Item 9. Undertakings

The undersigned hereby undertakes:

(1) To file, during any period in which offers or sales are being made, a post-effective amendment to this registration statement to include any material information with respect to the plan of distribution not previously disclosed in the registration statement or any material change to such information in the registration statement.

(2) That, for the purpose of determining any liability under the Securities Act, each such post-effective amendment shall be deemed to be a new registration statement relating to the securities offered therein, and the offering of such securities at the time shall be deemed to be the initial bona fide offering thereof.

(3) To remove from registration by means of a post-effective amendment any of the securities being registered which remain unsold at the termination of the offering.

(4) That, for purposes of determining any liability under the Securities Act, each filing of the registrant’s annual report pursuant to Section 13(a) or Section 15(d) of the Exchange Act that is incorporated by reference in the registration statement shall be deemed to be a new registration statement relating to the securities offered therein, and the offering of such securities at that time shall be deemed to be the initial bona fide offering thereof.

Insofar as indemnification for liabilities arising under the Securities Act may be permitted to directors, officers and controlling persons of the registrant pursuant to the Articles of Incorporation or Bylaws of the registrant or otherwise, the registrant has been advised that in the opinion of the Securities and Exchange Commission such indemnification is against public policy as expressed in the Securities Act and is, therefore, unenforceable. In the event that a claim for indemnification against such liabilities (other than the payment by the registrant of expenses incurred or paid by the director, officer or controlling person of the registrant in the successful defense of any action, suit or proceeding) is asserted by such director, officer or controlling person in connection with the securities being registered, the registrant will, unless in the opinion of its counsel the matter has been settled by controlling precedent, submit to a court of appropriate jurisdiction the question whether such indemnification by it is against public policy as expressed in the Securities Act and will be governed by the final adjudication of such issue.

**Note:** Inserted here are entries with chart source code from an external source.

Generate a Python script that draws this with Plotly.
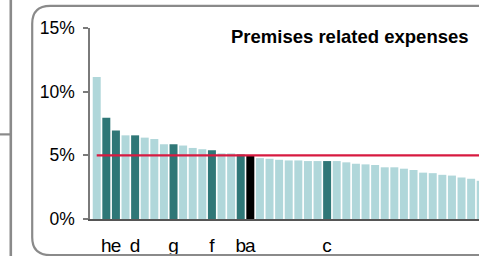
import plotly.graph_objects as go

# ---- data ----
bank_index = list(range(41))
expense_ratio = [11.15, 7.95, 6.95, 6.57, 6.57, 6.39, 6.28, 5.87, 5.87, 5.77,
                 5.58, 5.48, 5.40, 5.15, 5.15, 5.07, 4.96, 4.78, 4.73, 4.65,
                 4.60, 4.60, 4.55, 4.55, 4.55, 4.55, 4.45, 4.34, 4.29, 4.24,
                 4.06, 4.06, 3.95, 3.85, 3.64, 3.60, 3.47, 3.41, 3.26, 3.16,
                 3.00]
bank_labels = ["", "h", "e", "", "d", "", "", "", "g", "",
               "", "", "f", "", "", "b", "a", "", "", "",
               "", "", "", "", "c", "", "", "", "", "",
               "", "", "", "", "", "", "", "", "", "",
               ""]
bank_group = ["peer", "named", "named", "peer", "named", "peer", "peer", "peer", "named", "peer",
              "peer", "peer", "named", "peer", "peer", "named", "focus", "peer", "peer", "peer",
              "peer", "peer", "peer", "peer", "named", "peer", "peer", "peer", "peer", "peer",
              "peer", "peer", "peer", "peer", "peer", "peer", "peer", "peer", "peer", "peer",
              "peer"]
average_ratio = 5.0
y_ticks = [0, 5, 10, 15]
y_tick_text = ["0%", "5%", "10%", "15%"]
title_text = "Premises related expenses"

# ---- style ----
group_colors = {"peer": "#b0d7da", "named": "#2f7777", "focus": "#000000"}
W, H = 479, 256
L, R, T, B = 90, 0, 28, 35
PW, PH = W - L - R, H - T - B


def px(x):
    return (x - L) / PW


def py(y):
    return (H - B - y) / PH


fig = go.Figure()
fig.add_trace(go.Bar(
    x=bank_index, y=expense_ratio,
    marker=dict(color=[group_colors[g] for g in bank_group], line=dict(width=0)),
    showlegend=False,
))
fig.add_trace(go.Scatter(
    x=[bank_index[0], bank_index[-1] + 1], y=[average_ratio, average_ratio],
    mode="lines", line=dict(color="#d71a40", width=2.2), showlegend=False,
))

gray = "#8a8a8a"
shapes = [
    dict(type="line", xref="paper", yref="paper", x0=px(10.8), x1=px(10.8), y0=py(-2), y1=py(260),
         line=dict(color=gray, width=2.6)),
    dict(type="line", xref="paper", yref="paper", x0=px(-2), x1=px(10.8), y0=py(135.5), y1=py(135.5),
         line=dict(color=gray, width=2.2)),
]
lx, tyy, byy, r = 32.2, 5.7, 257.5, 18
path = (f"M {px(560)} {py(tyy)} L {px(lx + r)} {py(tyy)} "
        f"Q {px(lx)} {py(tyy)} {px(lx)} {py(tyy + r)} "
        f"L {px(lx)} {py(byy - r)} "
        f"Q {px(lx)} {py(byy)} {px(lx + r)} {py(byy)} "
        f"L {px(560)} {py(byy)}")
shapes.append(dict(type="path", xref="paper", yref="paper", path=path,
                   line=dict(color=gray, width=2.2)))

fig.update_layout(
    width=W, height=H,
    margin=dict(l=L, r=R, t=T, b=B, pad=0),
    paper_bgcolor="white", plot_bgcolor="white",
    bargap=0.167,
    font=dict(family="Liberation Sans, Arial, sans-serif", color="#000000"),
    shapes=shapes,
    annotations=[dict(text=f"<b>{title_text}</b>", xref="paper", yref="paper",
                      x=px(470.5), y=py(36.2), xanchor="right", yanchor="middle",
                      showarrow=False, font=dict(size=18.5, color="#000000"))],
    xaxis=dict(range=[-0.7, 39.82], tickmode="array", tickvals=bank_index, ticktext=bank_labels,
               showgrid=False, zeroline=False, showline=True, linecolor="#555555", linewidth=2,
               ticks="", tickangle=0, tickfont=dict(size=19), ticklabelstandoff=8),
    yaxis=dict(range=[0, 15], tickmode="array", tickvals=y_ticks, ticktext=y_tick_text,
               showgrid=False, zeroline=False, showline=True, linecolor="#7a7a7a", linewidth=1.5,
               ticks="outside", ticklen=5, tickcolor="#7a7a7a", tickwidth=1.5,
               tickfont=dict(size=17.5), ticklabelstandoff=5),
)

fig.write_html("out.html", config={"displayModeBar": False},
               post_script="document.body.style.margin='0';document.body.style.overflow='hidden';")
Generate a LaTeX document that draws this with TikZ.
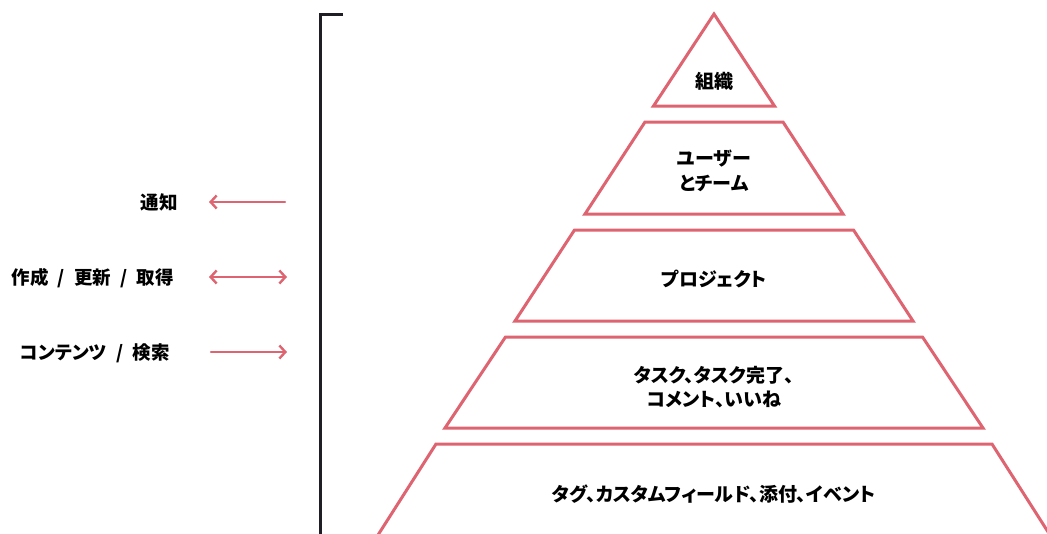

SIGNATURES AND POWER OF ATTORNEY

Pursuant to the requirements of the Securities Act of 1933, the Registrant certifies that it has reasonable grounds to believe that it meets all of the requirements for filing on Form S-8 and has duly caused this registration statement to be signed on its behalf by the undersigned, thereunto duly authorized, in the City of Ocala, State of Florida, on this 28th day of January, 2014.

 

NOBILITY HOMES, INC.
By:  

/s/ Terry E. Trexler

  Terry E. Trexler
  Chairman of the Board of Directors, President and Chief Executive Officer

KNOW ALL PERSONS BY THESE PRESENTS, that each person whose signature appears below hereby constitutes and appoints Terry E. Trexler and Thomas W. Trexler, and each of them, as such person’s true and lawful attorneys-in-fact and agents with full power of substitution and resubstitution, for such person and in such person’s name, place and stead, in any and all capacities, to sign any and all amendments (including post-effective amendments) and additions to this registration statement on Form S-8 and to file the same, with all exhibits thereto, and other documents in connection therewith, with the Securities and Exchange Commission, and hereby grants to such attorneys-in-fact and agents full power and authority to do and perform each and every act and thing requisite and necessary to be done, as fully to all intents and purposes as such person might or could do in person, hereby ratifying and confirming all that said attorneys-in-fact and agents or such person’s substitute or substitutes may lawfully do or cause to be done by virtue hereof.

Pursuant to the requirements of the Securities Act of 1933, this registration statement has been signed by the following persons in the capacities indicated as of the 28th day of January, 2014.

 

Signature

  

Title

/S/    Terry E. Trexler        

Terry E. Trexler

  

Chairman of the Board of Directors, President and Chief Executive Officer

(Principal Executive Officer)

/S/    Thomas W. Trexler        

Thomas W. Trexler

  

Executive Vice President, Chief Financial Officer and Director

(Principal Financial Officer)

/S/    Lynn J. Cramer        

Lynn J. Cramer

  

Treasurer

(Principal Accounting Officer)

/S/    Richard C. Barberie        

Richard C. Barberie

  

Director

/S/    Robert P. Holliday        

Robert P. Holliday

  

Director

/S/    Robert P. Saltsman        

Robert P. Saltsman

  

Director


EXHIBIT INDEX

 

Exhibit
Number

  

Exhibit Description

  3.1    Third Amended and Restated Certificate of Incorporation of the Registrant (incorporated by reference to Exhibit 3.2 to the Registrant’s Registration Statement on Form S-1 (File No. 333-168014)).
  3.2    Bylaws, as amended March 28, 1994 (filed as an exhibit to Nobility’s Form 10-KSB for the fiscal year ended October 29, 1994 and incorporated herein by reference.)
  5.1    Opinion of Foley & Lardner LLP with respect to the legality of the shares being registered (filed herewith).
10.1    2011 Stock Incentive Plan (filed as part of Nobility’s definitive proxy statement filed on June 7, 2011 and incorporated herein by reference).
23.1    Consent of Averett Warmus Durkee, P.A (filed herewith).
23.2    Consent of Foley & Lardner LLP (included in Exhibit 5.1).
24.1    Power of Attorney (included in signature page hereto).